By Melissa Klaric
Herald Staff Writer
A sulfuric acid solution spilled from a tank at Wheatland Tube Co. early Thursday and flowed into a ditch that leads to the Shenango River.
Authorities said there were no injuries and that the spill was contained shortly after the sun came up.
Tim Feeney, general manager of Wheatland Tube, said a 20,000-gallon tank ruptured, spilling out a solution of 10 percent sulfuric acid and 90 percent water. The chemical is used to clean pipe before it is galvanized, he said.
The acid solution flowed south out of the Council Avenue plant in Wheatland and into a storm drain to a ditch that feeds a tributary of the river, according to the state Department of Environmental Protection.

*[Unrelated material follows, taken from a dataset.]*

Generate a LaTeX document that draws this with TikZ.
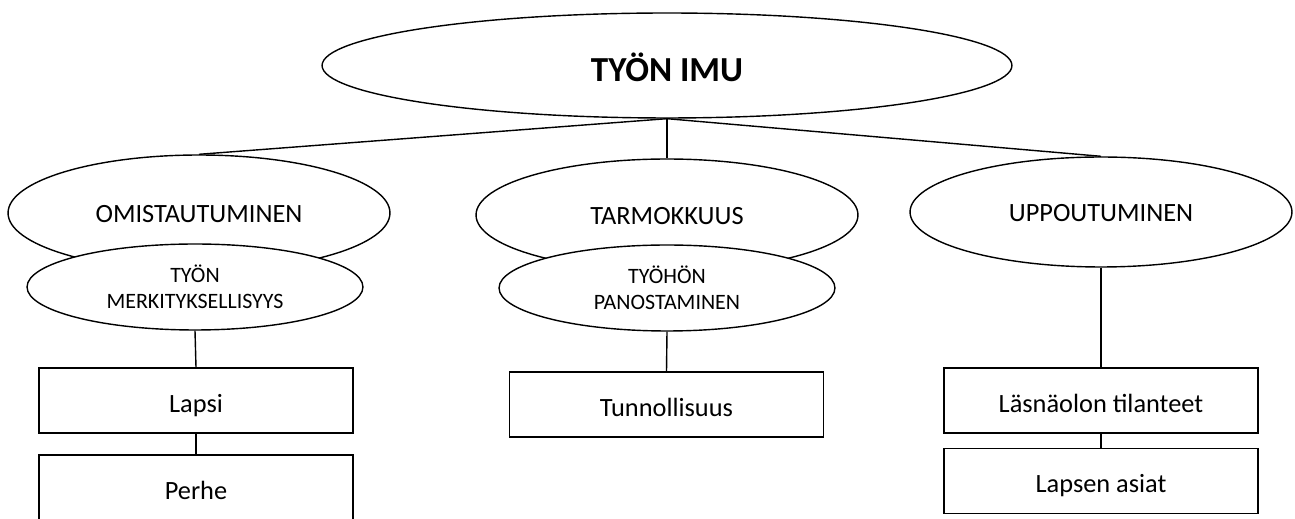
\documentclass[tikz,border=0pt]{standalone}
\usepackage{fontspec}
\setmainfont{Carlito}
\usetikzlibrary{shapes.geometric}

\tikzset{
  mainoval/.style={draw, ellipse, line width=0.8pt, inner sep=0pt,
    minimum width=13.8cm, minimum height=2.1cm,
    text height=18pt, text depth=0pt,
    font=\fontsize{20}{24}\selectfont\bfseries},
  bigoval/.style={draw, ellipse, line width=0.8pt, inner sep=0pt, fill=white,
    minimum width=7.64cm, text height=11pt, text depth=0pt,
    font=\fontsize{15}{18}\selectfont},
  smalloval/.style={draw, ellipse, line width=0.8pt, inner sep=0pt, fill=white,
    minimum width=6.72cm, minimum height=1.72cm, align=center,
    font=\fontsize{12.5}{15}\selectfont},
  itembox/.style={draw, rectangle, line width=0.8pt, fill=white,
    minimum width=6.28cm, minimum height=1.3cm, inner sep=0pt,
    text height=13.6pt, text depth=0pt,
    font=\fontsize{15}{18}\selectfont},
  joint/.style={line width=0.8pt}
}

\begin{document}
\begin{tikzpicture}[x=0.02cm, y=-0.02cm]

\useasboundingbox (0,0) rectangle (1295,519);
\clip (0,0) rectangle (1295,519);

% nodes
\node (imu) [mainoval] at (667, 65.5) {TYÖN IMU};

\node (omist) [bigoval, minimum height=2.32cm] at (199, 213) {OMISTAUTUMINEN};
\node (merk) [smalloval] at (195, 287) {TYÖN\\MERKITYKSELLISYYS};
\node (lapsi) [itembox] at (196, 400.5) {Lapsi};
\node (perhe) [itembox] at (196, 487.5) {Perhe};

\node (tarmo) [bigoval, minimum height=2.24cm] at (667, 215) {TARMOKKUUS};
\node (panost) [smalloval] at (667, 288) {TYÖHÖN\\PANOSTAMINEN};
\node (tunn) [itembox] at (666.5, 404.5) {Tunnollisuus};

\node (uppo) [bigoval, minimum height=2.2cm] at (1101, 212) {UPPOUTUMINEN};
\node (lasna) [itembox] at (1101, 400.5) {Läsnäolon tilanteet};
\node (lapsen) [itembox] at (1101, 481) {Lapsen asiat};

% lines
\draw[joint] (imu.south) -- (omist.north);
\draw[joint] (imu.south) -- (tarmo.north);
\draw[joint] (imu.south) -- (uppo.north);
\draw[joint] (merk.south) -- (lapsi.north);
\draw[joint] (lapsi.south) -- (perhe.north);
\draw[joint] (panost.south) -- (tunn.north);
\draw[joint] (uppo.south) -- (lasna.north);
\draw[joint] (lasna.south) -- (lapsen.north);

\end{tikzpicture}
\end{document}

DEP said it could not determine how much acid ended up in the ditch, but the agency reported seeing dead fish at the point where the tributary meets the river.
“It was surmised that the dead fish were from the tributary and washed into the Shenango River, and the spill had minimal impact on the Shenango River,” DEP said in a report Thursday.
Feeney said only 2,000 gallons of the solution left the company’s property.
He said his team immediately enacted its emergency recovery plans upon discovering the spill at 2:25 a.m.
“They started to put in dikes and dammed up the storm drain and the ditch to contain the fluid,” Feeney said.
“We plan for these types of events,” Feeney said. “We’re following our playbook.”
Vacuum trucks were brought in and sucked up spill materials for the biggest part of the work day and lime was applied for neutralization.
A DEP team arrived at the plant within an hour of the spill and left around 7 a.m., declaring the clean-up effort to be “ongoing, but under control.”
The county Emergency Management Agency and state Fish and Boat Commission also evaluated the site.
The commission said it would not comment on the spill because of the ongoing investigation.
The Shenango River Watchers is pleased with how the spill is being handled, said Jennifer Bararak, a founder and board member.
“We were told that the quality of the river was not affected,” Barbarak said. “We don’t believe there will be any residual damage.”
She said the River Watchers have worked closely with the DEP in the past and trust their ruling.
“It was contained very quickly – had it not been, it could’ve been a lot worse,” Barbarak said.
She said Wheatland Tube took immediate measures to make sure the river is kept clean.
Feeney said internal measures will also be taken to prevent this type of accident in the future.
“We want to determine what made the tank fail,” Feeney said, adding that improvements would then be made.
The DEP plans to follow up on the spill with a review of Wheatland Tube’s waste-handling and water-discharge procedures.